Coleridge







Johann Wolfgang von Goethe
Barfield admired the scientist, playwright, novelist, and poet Johann Wolfgang von Goethe (1789-1832), the titanic figure of German Romanticism, who not only wrote one of the greatest works of world literature (Faust) but made substantial contributions to color theory and to botany, almost as much as his countryman Samuel Taylor Coleridge.
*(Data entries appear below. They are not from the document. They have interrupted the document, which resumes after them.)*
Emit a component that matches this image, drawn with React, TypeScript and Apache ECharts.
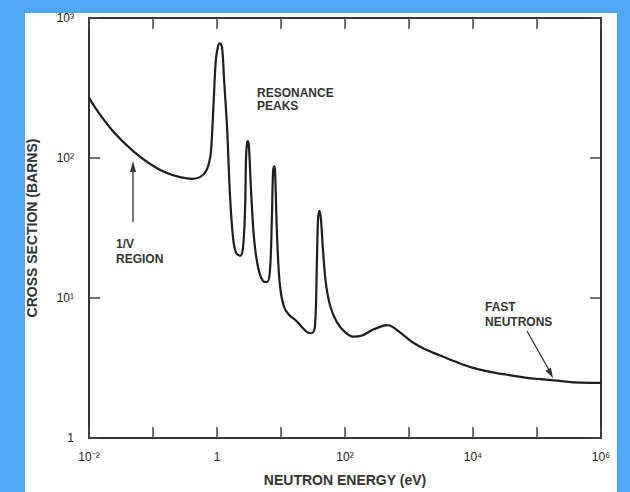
import React, { useEffect, useRef } from 'react';
import * as echarts from 'echarts';

// Neutron energy (eV) and total cross section (barns)
const energyEv = [
  0.01, 0.0148, 0.0257, 0.049, 0.089, 0.154, 0.264, 0.41, 0.54, 0.67,
  0.78, 0.83, 0.89, 0.96, 1.04, 1.11, 1.2, 1.29, 1.44, 1.59,
  1.78, 1.99, 2.3, 2.55, 2.75, 2.84, 2.95, 3.05, 3.16, 3.39,
  3.78, 4.38, 5.25, 6.03, 6.7, 7.2, 7.5, 7.8, 8.06, 8.7,
  9.6, 11.1, 13.3, 16.6, 20.5, 25.6, 30.3, 34, 36.5, 38,
  40, 42, 45, 50, 59, 75, 100, 133, 185, 265,
  380, 470, 605, 810, 1120, 1780, 3000, 5400, 10000, 18500,
  34000, 65000, 112000, 205000, 365000, 680000, 1000000,
];
const crossSectionBarns = [
  269, 205, 149, 112, 91, 79, 73, 71, 73, 80,
  100, 138, 263, 500, 630, 660, 615, 363, 162, 56,
  27, 21, 20, 23, 44, 100, 129, 132, 120, 61,
  27, 16.6, 13.2, 13, 15.4, 37, 78, 87, 82, 27,
  12.4, 8.7, 7.6, 7.0, 6.3, 5.7, 5.6, 6.3, 19.6, 37,
  42, 37, 23, 13, 8.7, 6.7, 5.7, 5.3, 5.4, 5.9,
  6.3, 6.4, 6.05, 5.45, 4.85, 4.3, 3.9, 3.5, 3.17, 2.97,
  2.83, 2.7, 2.63, 2.57, 2.5, 2.48, 2.48,
];

const xLabelExponents = [-2, 0, 2, 4, 6];
const xLabelTexts = ['10⁻²', '1', '10²', '10⁴', '10⁶'];
const yLabelExponents = [0, 1, 2, 3];
const yLabelTexts = ['1', '10¹', '10²', '10³'];

const xAxisName = 'NEUTRON ENERGY (eV)';
const yAxisName = 'CROSS SECTION (BARNS)';
const resonanceText = 'RESONANCE\nPEAKS';
const oneOverVText = '1/V\nREGION';
const fastText = 'FAST\nNEUTRONS';

const FONT = '"Liberation Sans", Arial, sans-serif';
const INK = '#1e1e1e';

export default function App() {
  const ref = useRef<HTMLDivElement>(null);

  useEffect(() => {
    const chart = echarts.init(ref.current!, null, { renderer: 'svg' });
    const xFmt = (v: number) => {
      const e = Math.round(Math.log10(v));
      const i = xLabelExponents.indexOf(e);
      return i >= 0 ? xLabelTexts[i] : '';
    };
    const yFmt = (v: number) => {
      const e = Math.round(Math.log10(v));
      const i = yLabelExponents.indexOf(e);
      return i >= 0 ? yLabelTexts[i] : '';
    };
    const axisLine = { show: true, lineStyle: { color: '#333', width: 2 } };
    const axisTick = { show: true, inside: true, length: 11, lineStyle: { color: '#444', width: 1.5 } };

    chart.setOption({
      animation: false,
      backgroundColor: '#52a6f8',
      grid: { left: 89, top: 18, width: 512, height: 425, containLabel: false },
      xAxis: [
        {
          type: 'log', logBase: 10, min: 0.01, max: 1000000, splitNumber: 8,
          position: 'bottom',
          axisLine, axisTick,
          splitLine: { show: false },
          axisLabel: {
            formatter: xFmt, color: '#222', fontSize: 12, fontFamily: FONT,
            margin: 13, showMinLabel: true, showMaxLabel: true, hideOverlap: false,
          },
          name: xAxisName, nameLocation: 'middle', nameGap: 35,
          nameTextStyle: { color: '#333', fontSize: 14, fontWeight: 'bold', fontFamily: FONT },
        },
        {
          type: 'log', logBase: 10, min: 0.01, max: 1000000, splitNumber: 8,
          position: 'top',
          axisLine, axisTick,
          splitLine: { show: false },
          axisLabel: { show: false },
        },
      ],
      yAxis: [
        {
          type: 'log', logBase: 10, min: 1, max: 1000, splitNumber: 3,
          position: 'left',
          axisLine, axisTick,
          splitLine: { show: false },
          axisLabel: {
            formatter: yFmt, color: '#222', fontSize: 12, fontFamily: FONT,
            margin: 15, showMinLabel: true, showMaxLabel: true,
          },
          name: yAxisName, nameLocation: 'middle', nameGap: 50,
          nameTextStyle: { color: '#333', fontSize: 14, fontWeight: 'bold', fontFamily: FONT },
        },
        {
          type: 'log', logBase: 10, min: 1, max: 1000, splitNumber: 3,
          position: 'right',
          axisLine, axisTick,
          splitLine: { show: false },
          axisLabel: { show: false },
        },
      ],
      series: [
        {
          type: 'line',
          xAxisIndex: 0,
          yAxisIndex: 0,
          data: energyEv.map((e, i) => [e, crossSectionBarns[i]]),
          showSymbol: false,
          smooth: 0.35,
          lineStyle: { color: INK, width: 2.2 },
          z: 3,
        },
      ],
      graphic: [
        { type: 'rect', z: -10, silent: true, shape: { x: 25, y: 13, width: 592, height: 479 }, style: { fill: '#fff' } },
        { type: 'rect', z: 100, silent: true, shape: { x: 617, y: 0, width: 13, height: 492 }, style: { fill: '#52a6f8' } },
        {
          type: 'text', z: 50, x: 257, y: 86,
          style: { text: resonanceText, fill: '#333', font: `bold 12px ${FONT}`, lineHeight: 13 },
        },
        {
          type: 'text', z: 50, x: 116, y: 236,
          style: { text: oneOverVText, fill: '#333', font: `bold 12px ${FONT}`, lineHeight: 15 },
        },
        {
          type: 'text', z: 50, x: 485, y: 299,
          style: { text: fastText, fill: '#333', font: `bold 12px ${FONT}`, lineHeight: 15 },
        },
        {
          type: 'line', z: 50, shape: { x1: 133, y1: 222, x2: 133, y2: 168 },
          style: { stroke: '#333', lineWidth: 1.3 },
        },
        {
          type: 'polygon', z: 50, shape: { points: [[133, 161], [130, 172], [136, 172]] },
          style: { fill: '#333' },
        },
        {
          type: 'line', z: 50, shape: { x1: 527, y1: 331, x2: 549, y2: 370 },
          style: { stroke: '#333', lineWidth: 1.3 },
        },
        {
          type: 'polygon', z: 50, shape: { points: [[553, 378], [545.5, 370.8], [550.9, 367.8]] },
          style: { fill: '#333' },
        },
      ],
    });
    return () => chart.dispose();
  }, []);

  return (
    <div
      ref={ref}
      style={{ position: 'fixed', left: 0, top: 0, width: 630, height: 492 }}
    />
  );
}
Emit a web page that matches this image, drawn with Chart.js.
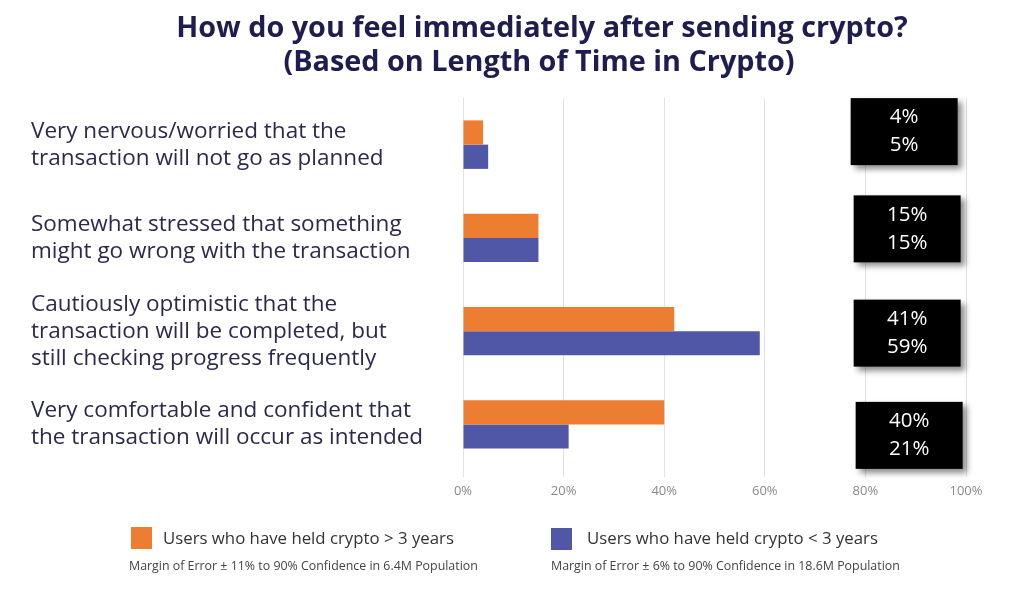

Goethe's age, Barfield recognized, had great need of him:

 For a student of the evolution of consciousness, it is particularly interesting that a man with the precise make-up of Goethe should have appeared in that precise moment in the history of the West. By the middle of the eighteenth century, when he was born, original participation had virtually faded out, and Goethe himself was a thoroughly modern man. Yet he showed from his earliest childhood and retained all through his life an almost atavistically strong remainder of it. It breathes through his poetry as the peculiar Goethian attitude to Nature, who is felt as a living being, almost as a personality, certainly as a "thou" rather than an "it" or an "I." It is almost as if the Gods had purposely retained this sense in Goethe as a sort of seed-corn out of which the beginnings of final participation could peep, for the first time, on the world of science. Perhaps it was an instinctive understanding of this which made him so determined to keep clear of Beta-Thinking.
Barfield is especially indebted to Goethe for his understanding of systematic imagination.
A systematic approach towards final participation may . . . be expected to be an attempt to use imagination systematically. This was the foundation of Goethe's scientific work. In his book on the Metamorphosis of Plants and the associated writings descriptive of his method, as well as in the rest of his scientific work, there is the germ of a systematic investigation of phenomena by way of participation. For his Urpflanze and Urphanomen are nothing more or less than potential phenomena perceived and studied as such. They are processes grasped directly and not, as hitherto since the scientific revolution, hypotheses inferred from actual phenomena. (SA 137-38)
Though well aware of the "common objection that Goethe's method ought not to be called 'scientific,' because it was not purely empirical," Barfield recognizes the charge to be the result of the very mindset Goethe sought to overturn:
we have seen that the major part of any perceived phenomenon consists of our own "figuration." Therefore, as imagination reaches the point of enhancing figuration itself, hitherto unperceived parts of the whole field of the phenomenon necessarily become perceptible. Moreover, this conscious participation enhances perception not only of present phenomena but also of the memory-images derived from them. All this Goethe could not prevail on his contemporaries to admit. idolatry was too all powerful and there were then no premonitory signs, as there are today, of its collapse. (SA 138)
See in particular "Goethe and the Twentieth Century" (RCA 164-183), Saving the Appearances, Chaps. XX.
1"I have managed things cleverly, my boy: I have never thought about thinking."